Despite growing pressure from colleagues to mount an internal challenge for the Oversight Committee gavel, Rep. Elijah Cummings (D-Md.) has reiterated to House Democratic leaders his decision to avoid running against his elder on the committee, Rep. Edolphus Towns (D-N.Y.).

Leadership sources said Cummings made his views known — and final — in brief discussions with senior House Democrats on Tuesday morning.

In not bowing to suggestions from within Democratic circles that he should run, Cummings’s decision essentially paves the way for Towns to receive the unanimous recommendation of the Steering and Policy Committee when it meets — presumably in December — to consider the vacant top post on the Oversight and Government Reform Committee.

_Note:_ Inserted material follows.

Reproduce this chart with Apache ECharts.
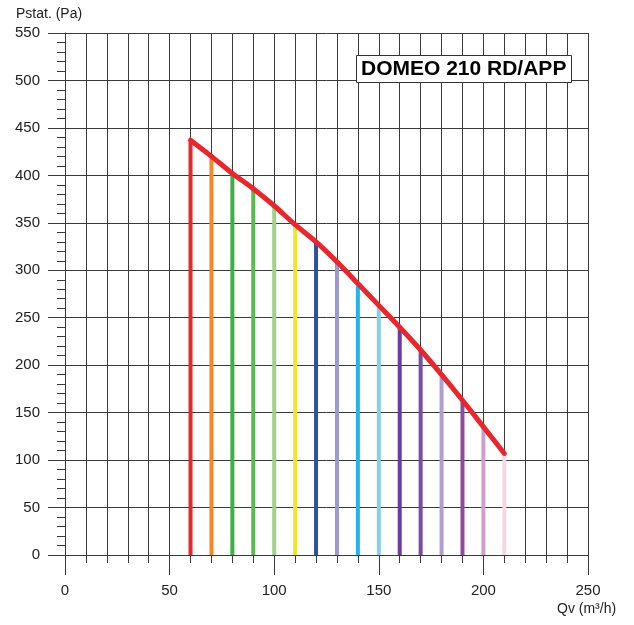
<!DOCTYPE html>
<html>
<head>
<meta charset="utf-8">
<script src="https://cdn.jsdelivr.net/npm/echarts@6/dist/echarts.min.js"></script>
<style>
  html, body { margin: 0; padding: 0; background: #fff; }
  #main { width: 634px; height: 625px; }
</style>
</head>
<body>
<div id="main"></div>
<script>
// flow rates (m3/h) and static pressure (Pa)
var flows = [60, 70, 80, 90, 100, 110, 120, 130, 140, 150, 160, 170, 180, 190, 200, 210];
var pressures = [437, 420, 402, 386, 368, 348, 330, 309, 286, 263, 240, 216, 190, 163, 135, 107];
var barColors = ['#e8262b', '#f7882a', '#3cb043', '#5bb94f', '#a0d38a', '#efe52a', '#2f4fa0', '#9a9ad2',
                 '#25b4ea', '#86cfdf', '#6b3d99', '#7b4aa2', '#ae9ed2', '#8e4aa2', '#cf9fcb', '#f5d8e0'];
var xTicks = [0, 50, 100, 150, 200, 250];
var yTicks = [0, 50, 100, 150, 200, 250, 300, 350, 400, 450, 500, 550];

var myChart = echarts.init(document.getElementById('main'));

var gridColor = '#3a3a3a';
var font = 'Liberation Sans, Arial, sans-serif';

var curve = [];
var bars = [];
for (var i = 0; i < flows.length; i++) {
    curve.push([flows[i], pressures[i]]);
    bars.push({ value: [flows[i], pressures[i]], itemStyle: { color: barColors[i] } });
}

var option = {
    animation: false,
    backgroundColor: '#fff',
    title: {
        text: 'DOMEO 210 RD/APP',
        left: 356,
        top: 55,
        padding: [4, 5, 3, 5],
        backgroundColor: '#fff',
        borderColor: '#333',
        borderWidth: 1,
        textStyle: { fontFamily: font, fontSize: 21, fontWeight: 'bold', color: '#000' }
    },
    graphic: [
        { type: 'text', left: 16, top: 7, style: { text: 'Pstat. (Pa)', font: '14px ' + font, fill: '#222' } },
        { type: 'text', left: 557, top: 602, style: { text: 'Qv (m³/h)', font: '14px ' + font, fill: '#222' } }
    ],
    grid: { left: 65, right: 46, top: 33, bottom: 70 },
    xAxis: {
        type: 'value',
        min: xTicks[0],
        max: xTicks[xTicks.length - 1],
        interval: 50,
        axisLine: { show: true, lineStyle: { color: gridColor, width: 1 } },
        axisTick: { show: true, length: 20, lineStyle: { color: gridColor } },
        minorTick: { show: true, splitNumber: 5, length: 8, lineStyle: { color: gridColor } },
        splitLine: { show: true, lineStyle: { color: gridColor, width: 1 } },
        minorSplitLine: { show: true, lineStyle: { color: gridColor, width: 1 } },
        axisLabel: { margin: 28, fontFamily: font, fontSize: 15, color: '#222' }
    },
    yAxis: {
        type: 'value',
        min: yTicks[0],
        max: yTicks[yTicks.length - 1],
        interval: 50,
        axisLine: { show: true, lineStyle: { color: gridColor, width: 1 } },
        axisTick: { show: true, length: 17, lineStyle: { color: gridColor } },
        minorTick: { show: true, splitNumber: 5, length: 8, lineStyle: { color: gridColor } },
        splitLine: { show: true, lineStyle: { color: gridColor, width: 1 } },
        axisLabel: { margin: 25, fontFamily: font, fontSize: 15, color: '#222' }
    },
    series: [
        {
            type: 'bar',
            data: bars,
            barWidth: 4,
            silent: true,
            z: 3
        },
        {
            type: 'line',
            data: curve,
            smooth: 0.2,
            symbol: 'none',
            lineStyle: { color: '#e8262b', width: 5, cap: 'round', join: 'round' },
            z: 4
        }
    ]
};

myChart.setOption(option);
</script>
</body>
</html>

Towns, a Congressional Black Caucus colleague of Cummings's and the next in line in seniority on the Oversight Committee behind the departing chairman, Henry Waxman (D-Calif.), continued to roll out supporters behind his bid for the Oversight gavel.

He announced an additional letter of support on Tuesday from two Democrats just elected to their second terms: Rep. Peter Welch (Vt.), the lowest-ranking Democrat on the Oversight Committee, and Rep. Brad Ellsworth (Ind.).

“As chairman of the Subcommittee on Government Management, Organization and Procurement, Ed Towns took an active interest in helping us move forward on our legislative ideas for making government more efficient,” Welch and Ellsworth wrote. “His work in guiding our bills through the legislative process — through hearings, his subcommittee, the full committee and the floor — was invaluable in achieving passage of the bills we developed as freshmen. We believe that as full committee chairman, Ed Towns will be just as open to ideas and bills from all parts of the Democratic Caucus, including newer members.”

Cummings maintained publicly all along that, out of respect for the seniority system, he would not challenge Towns.

But aides close to leadership discussions about the future of the Oversight Committee said that top Democrats would have supported a Cummings challenge to Towns, even in the aftermath of Waxman’s painful coup over longtime Energy and Commerce Chairman John Dingell (D-Mich.), which has many rank-and-file and influential Democrats uneasy about the future of the traditionally seniority-based caucus system.

Cummings was an active supporter of Waxman’s challenge to Dingell and worked closely with the former Oversight chairman in the run-up to his successful bid for the Energy and Commerce chairmanship. Towns backed Dingell, and even refused to speculate on the future of the Oversight panel until the entire caucus voted to replace Dingell with Waxman.

If Towns is chosen to lead the full committee, he will leave behind the helm of the Government Management, Organization and Procurement subcommittee. Outgoing ranking Republican Rep. Tom Davis (Va.) has said Democrats would be wise to use the committee to focus more on government reform than strictly on oversight of the executive branch in the 111th Congress, and added that the likely incoming ranking member, Rep. Darrell Issa (R-Calif.), shares that view.